Nouri and MacLachlan play their strange “buddy cop” partnership with ideal chemistry. But the most impressive performances come from the actors taking the roles of the alien parasite’s hosts: Chris Mulkey, William Boyett, Claudia Christian, Clarence Felder, Ed O’Ross, John McCann, and Roy the Dog. Each performer brings a special touch to the oddness of an entity feeling its way through the human body. Boyett gets the most screen time and gives a crunchy off-kilter performance as a middle-aged white collar drone who pulls a casual hold-up and massacre at a Ferrari dealership. (We know the guys deserve to die, however, because the movie shows them snorting blow in their office. See also Die Hard for an example of cocaine-related ‘80s movie fatalities.) Christian, who would later have a long-running science-fiction association with her role on Babylon 5, is also a kick to watch as a stripper who suddenly gets very interested not only in heavy artillery but also her own curves; the parasite must not have possessed a woman before—or at least, not one this hot. Christian’s line, “You think it’s over now. You’re wrong,” is my strongest memory from the film’s trailer back in 1987, and still gives me a chill when she delivers it.
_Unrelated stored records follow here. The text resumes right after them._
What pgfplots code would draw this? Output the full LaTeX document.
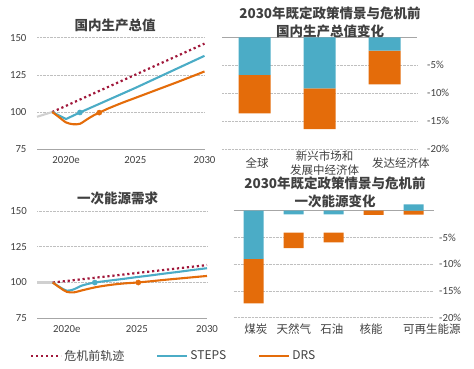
\documentclass[border=0pt]{standalone}
\usepackage{fontspec}
\usepackage{pgfplots}
\pgfplotsset{compat=1.18}
\setmainfont{Noto Sans CJK SC}
\newfontfamily\lat{Carlito}
\definecolor{cblue}{HTML}{4BACC6}
\definecolor{corange}{HTML}{E46C0A}
\definecolor{cred}{HTML}{A0173A}
\definecolor{cgrid}{HTML}{BFBFBF}
\definecolor{caxis}{HTML}{A6A6A6}
\definecolor{ctext}{HTML}{404040}
\definecolor{chist}{HTML}{D0D0D0}
\pgfplotsset{
  base/.style={
    scale only axis, clip=false,
    axis line style={draw=none},
    major tick length=0pt,
    ymajorgrids, xmajorgrids=false,
    grid style={densely dotted, color=cgrid, line width=0.7pt},
    tick label style={font=\lat\fontsize{10.8}{12}\selectfont, text=ctext},
    /pgf/number format/assume math mode=true,
  },
  linep/.style={base,
    xmin=2017.9, xmax=2030, ymin=75, ymax=150,
    ytick={100,125,150},
    extra y ticks={75},
    extra y tick style={grid=major, major grid style={solid, color=caxis, line width=0.9pt}},
    xtick={2020,2025,2030}, xticklabels={2020e,2025,2030},
    xticklabel style={yshift=-4pt},
    yticklabel style={xshift=-7pt},
  },
  barp/.style={base, ybar stacked,
    ymin=-20,
    ytick={-20,-15,-10,-5}, yticklabels={-20\%,-15\%,-10\%,-5\%},
    yticklabel pos=right,
    extra y ticks={0}, extra y tick labels={},
    extra y tick style={grid=major, major grid style={solid, color=caxis, line width=0.9pt}},
    xticklabel style={align=center, anchor=center, font=\fontsize{11.5}{14.5}\selectfont, text=ctext},
  },
  ln/.style={line width=2.1pt},
  dotl/.style={cred, line width=2.2pt, dash pattern=on 2.2pt off 2.8pt},
}
\begin{document}
\begin{tikzpicture}[x=1pt,y=1pt]
\path[use as bounding box] (0,0) rectangle (474,369);

% ---------- top-left: GDP ----------
\begin{axis}[linep, at={(37pt,219.8pt)}, anchor=south west, width=167.5pt, height=111.5pt]
\addplot[chist, ln] coordinates {(2017.9,96.8) (2019,100)};
\addplot[dotl] coordinates {(2019,100) (2030,146)};
\addplot[cblue, ln] coordinates {(2019,100) (2020,95.3) (2021,99.7) (2025,116.2) (2030,137.8)};
\addplot[corange, ln, smooth, tension=0.5] coordinates {(2019,100) (2019.5,96.5) (2020,93) (2020.5,91.8) (2021,92.1) (2021.5,95) (2022,97.8) (2022.5,100) (2023,102.2) (2024,106) (2025,109.5) (2026,113) (2027,116.5) (2028,120) (2029,123.6) (2030,127.3)};
\addplot[only marks, mark=*, mark size=2.6pt, cblue] coordinates {(2021,99.7)};
\addplot[only marks, mark=*, mark size=2.6pt, corange] coordinates {(2022.4,99.6)};
\end{axis}
\node[font=\bfseries\fontsize{13.5}{16}\selectfont, text=ctext] at (115,344) {国内生产总值};

% ---------- bottom-left: primary energy demand ----------
\begin{axis}[linep, at={(37.3pt,50.7pt)}, anchor=south west, width=169.7pt, height=107.3pt,
  legend columns=3,
  legend style={at={(-0.061,-0.349)}, anchor=west, draw=none, fill=none,
    font=\fontsize{12}{14}\selectfont, text=ctext,
    /tikz/every even column/.append style={column sep=30pt}},
  legend image code/.code={\draw[#1] (0pt,0pt) -- (30pt,0pt);},
]
\addplot[chist, ln, forget plot] coordinates {(2017.9,100) (2019,100)};
\addplot[dotl] coordinates {(2019,100) (2030,112.2)};
\addlegendentry{危机前轨迹}
\addplot[cblue, ln, smooth, tension=0.5] coordinates {(2019,100) (2019.5,96.8) (2020,94.3) (2020.5,95.2) (2021,97.6) (2021.5,99) (2022,100) (2023,101.3) (2024,102.5) (2025,103.8) (2026,105) (2027,106.3) (2028,107.5) (2029,108.8) (2030,110)};
\addlegendentry{STEPS}
\addplot[corange, ln, smooth, tension=0.5] coordinates {(2019,100) (2019.5,96.5) (2020,93.5) (2020.5,93.1) (2021,94.3) (2022,96.6) (2023,98.2) (2024,99.3) (2025,100) (2026,100.9) (2027,101.9) (2028,102.8) (2029,103.7) (2030,104.6)};
\addlegendentry{DRS}
\addplot[only marks, mark=*, mark size=2.6pt, cblue, forget plot] coordinates {(2022,100)};
\addplot[only marks, mark=*, mark size=2.6pt, corange, forget plot] coordinates {(2025.1,100)};
\end{axis}
\node[font=\bfseries\fontsize{13.5}{16}\selectfont, text=ctext] at (117.5,170.7) {一次能源需求};

% ---------- top-right: GDP change bars ----------
\begin{axis}[barp, bar width=32pt, at={(222pt,219.7pt)}, anchor=south west, width=195pt, height=112pt,
  xmin=-0.5, xmax=2.5, ymax=0,
  yticklabel style={anchor=west, xshift=6.7pt},
  xtick={0.04,1.08,2.25},
  xticklabels={全球,{新兴市场和\\发展中经济体},发达经济体},
  xticklabel style={yshift=-13.7pt},
]
\addplot[fill=cblue, draw=none] coordinates {(0,-6.7) (1,-9.1) (2,-2.4)};
\addplot[fill=corange, draw=none] coordinates {(0,-6.9) (1,-7.3) (2,-6.0)};
\end{axis}
\node[font=\bfseries\fontsize{13.5}{18.4}\selectfont, text=ctext, align=center] at (330,346.5) {2030年既定政策情景与危机前\\国内生产总值变化};

% ---------- bottom-right: energy change bars ----------
\begin{axis}[barp, bar width=20pt, at={(233.5pt,51.3pt)}, anchor=south west, width=200pt, height=115pt,
  xmin=-0.5, xmax=4.5, ymax=1.5,
  yticklabel style={anchor=west, xshift=2.2pt},
  xtick={0.06,1.01,1.96,2.94,4.46},
  xticklabels={煤炭,天然气,石油,核能,可再生能源},
  xticklabel style={yshift=-11.5pt},
]
\addplot[fill=cblue, draw=none] coordinates {(0,-9.0) (1,-0.7) (2,-0.7) (3,0) (4,1.2)};
\addplot[fill=none, draw=none] coordinates {(0,0) (1,-3.4) (2,-3.4) (3,0) (4,0)};
\addplot[fill=corange, draw=none] coordinates {(0,-8.3) (1,-2.9) (2,-1.8) (3,-0.8) (4,-0.75)};
\end{axis}
\node[font=\bfseries\fontsize{13.5}{18}\selectfont, text=ctext, align=center] at (335,177) {2030年既定政策情景与危机前\\一次能源变化};
\end{tikzpicture}
\end{document}
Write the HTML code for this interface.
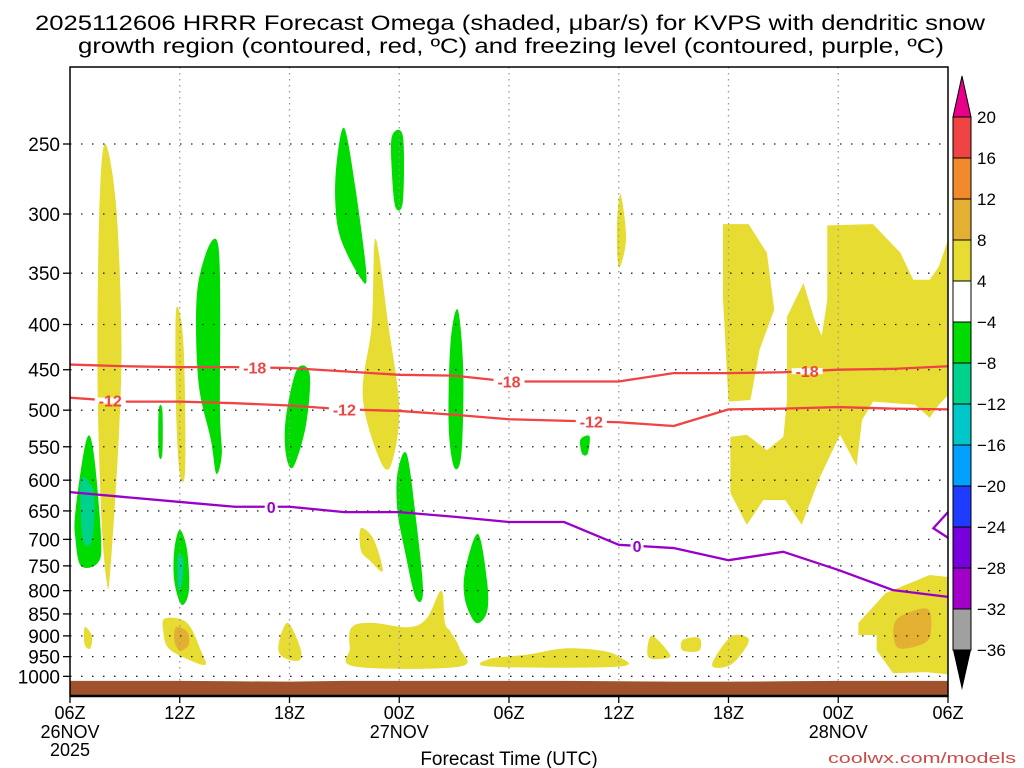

The Hidden concludes in a rush of police action suspense and a twist on audience expectations about the sort of people who are supposed to live through these movies. Once again, I was reminded of 1985’s To Live and Die in L.A., which pulls a similar shock stunt. The film manages a sharp punch to the gut, then turns around with a fade out both eerie and touching. There’s a wonderful subtext about a life left unseen, only given through hints in MacLachlan’s performance.
Director Jack Sholder, who helmed two early films for New Line Cinema (Alone in the Dark and the second Nightmare on Elm Street movie), should have gone onto some finer A-list pictures based on what he did here, but unfortunately he’s had to kick around in TV and low-budget movies. He was responsible for the fix-up job, uncredited, on the disaster-ridden Supernova—a film I think isn’t as bad as its reputation would make it. I’d love to see some producer who’s a fan of The Hidden pull Sholder away from his teaching job at Western Carolina University and give the guy a shot in today’s crowded science-fiction market . . . maybe he can pull out some old tricks that will seem new again.
The current DVD has a wonderful 1.85:1 picture, but the optional re-mix in 5.1 Surround is disappointing. Although people like to get the most out of their sound systems, in this case stick with the crisp, sharp original mono soundtrack.